The two women make their way painstakingly around the cramped apartment, dancing in sync with each other in a sort of techno-tango. Ziv Schneider steadily passes a discontinued PrimeSense Carmine 3-D scanner over rows of picture frames, pots and pans. Its infrared sensors take in every curve and divot of the tiny studio apartment. Caitlin Robinson tails her, shotgun microphone in hand, carrying the computer that’s tethered to her partner by a USB cable. Their subject, Telma, sits frozen on her living room sofa bed, caught up in an episode of Downton Abbey.
When Schneider and Robinson finish, they’ll have a miniature, egg-like, 3-D printed replica of Telma inside her home—a single moment in the life of an East Village resident that can be held in the palm of your hand.
“When you don’t have five different rooms, then the one room you have—everything in that space—becomes critical to who you are as a person,” says Robinson. “So we wanted to capture that: people’s personalities as they are reflected on the walls.”
Schneider and Robinson set out hoping to document a time in New York City’s history in which more people are choosing to live alone. Capsule Portraits began as a documentary project at the Interactive Telecommunications Program at NYU’s Tisch School of the Arts. But the project quickly evolved when the technology itself became an integral part of the creation process.
What began as a very human-centered project spurred a fascinating dialogue between the two artists and their frequently-glitchy gear and software—a dialogue that’s influenced their art in surprising and beautiful ways.
Robinson says she’s come to think of the technology as a third collaborator on the team. “It’s kind of interesting,” she says, “to see the world not through my own eyes, but through the eyes of a machine.”
Schneider and Robinson had originally imagined that the scans would be a virtual environment, static worlds experienced with Google Cardboard or a similar VR platform. However, they quickly realized that the detailed 3-D meshes created by the scans were too data-heavy to be processed by most current mobile devices. So as an experiment, they gave 3-D printing a try, incorporating the “watertight” function of their Skanect 3-D software.
Watertight employs an algorithm that uses the internal structure of the apartment to guess at the external shape so the scan can be closed up into an object and printed.

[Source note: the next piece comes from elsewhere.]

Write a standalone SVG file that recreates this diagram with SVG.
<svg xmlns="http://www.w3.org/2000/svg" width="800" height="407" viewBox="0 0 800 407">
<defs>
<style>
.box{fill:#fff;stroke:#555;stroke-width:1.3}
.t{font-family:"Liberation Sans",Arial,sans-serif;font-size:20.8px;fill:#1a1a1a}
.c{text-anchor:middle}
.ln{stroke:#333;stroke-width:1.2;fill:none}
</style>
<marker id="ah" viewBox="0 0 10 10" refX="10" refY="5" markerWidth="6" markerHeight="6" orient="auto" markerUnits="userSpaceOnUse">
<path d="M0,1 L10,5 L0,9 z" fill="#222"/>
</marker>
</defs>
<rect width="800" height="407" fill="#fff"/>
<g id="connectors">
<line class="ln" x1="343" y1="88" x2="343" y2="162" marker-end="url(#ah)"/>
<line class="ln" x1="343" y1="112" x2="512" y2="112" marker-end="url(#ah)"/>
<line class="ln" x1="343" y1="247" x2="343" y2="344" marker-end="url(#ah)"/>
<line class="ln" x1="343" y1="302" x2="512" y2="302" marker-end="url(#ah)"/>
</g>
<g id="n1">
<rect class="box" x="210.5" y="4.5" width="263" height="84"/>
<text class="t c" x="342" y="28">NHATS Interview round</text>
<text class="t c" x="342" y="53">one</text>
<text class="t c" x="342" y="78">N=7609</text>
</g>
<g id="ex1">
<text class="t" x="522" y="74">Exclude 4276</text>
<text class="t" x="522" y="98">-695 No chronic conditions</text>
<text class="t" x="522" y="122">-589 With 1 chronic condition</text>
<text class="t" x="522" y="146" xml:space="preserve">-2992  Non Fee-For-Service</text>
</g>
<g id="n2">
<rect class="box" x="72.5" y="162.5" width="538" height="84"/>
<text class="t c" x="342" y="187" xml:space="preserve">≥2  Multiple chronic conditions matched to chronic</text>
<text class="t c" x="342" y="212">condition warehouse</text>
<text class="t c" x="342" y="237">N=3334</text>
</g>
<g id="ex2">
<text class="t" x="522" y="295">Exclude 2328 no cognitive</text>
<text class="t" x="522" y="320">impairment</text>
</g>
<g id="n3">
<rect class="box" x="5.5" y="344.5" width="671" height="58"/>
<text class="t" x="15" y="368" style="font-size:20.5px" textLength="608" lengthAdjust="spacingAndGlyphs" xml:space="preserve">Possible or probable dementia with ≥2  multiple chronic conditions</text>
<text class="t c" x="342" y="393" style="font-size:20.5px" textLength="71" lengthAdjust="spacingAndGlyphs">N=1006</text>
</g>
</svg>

The results were odd: curvy, bumpy, organic-looking shell enclosures with strange, unintended color artifacts. Schneider admits that she didn’t like them at first, but quickly fell in love when she realized how the prints resembled a living creature—a physical representation of the symbiosis between an apartment and its occupant.
Other happy accidents continue to inspire possible future directions for their work. Schneider says the Kinect 1 scanner she uses has trouble with reflective surfaces, for instance, causing the software to make strange guesses about mirrors and what exists on the other side. The result is an Alice in Wonderland-like “world beyond the mirror.”
“It’s fascinating to see the sensor’s interpretation of what might be another reality—or another layer of reality,” says Schneider.
Rather than being frustrated by the now-discontinued hardware and problematic software, Schneider says her biggest worry is actually that its creators will make updates, “fixing” the glitches that she’s come to love so much.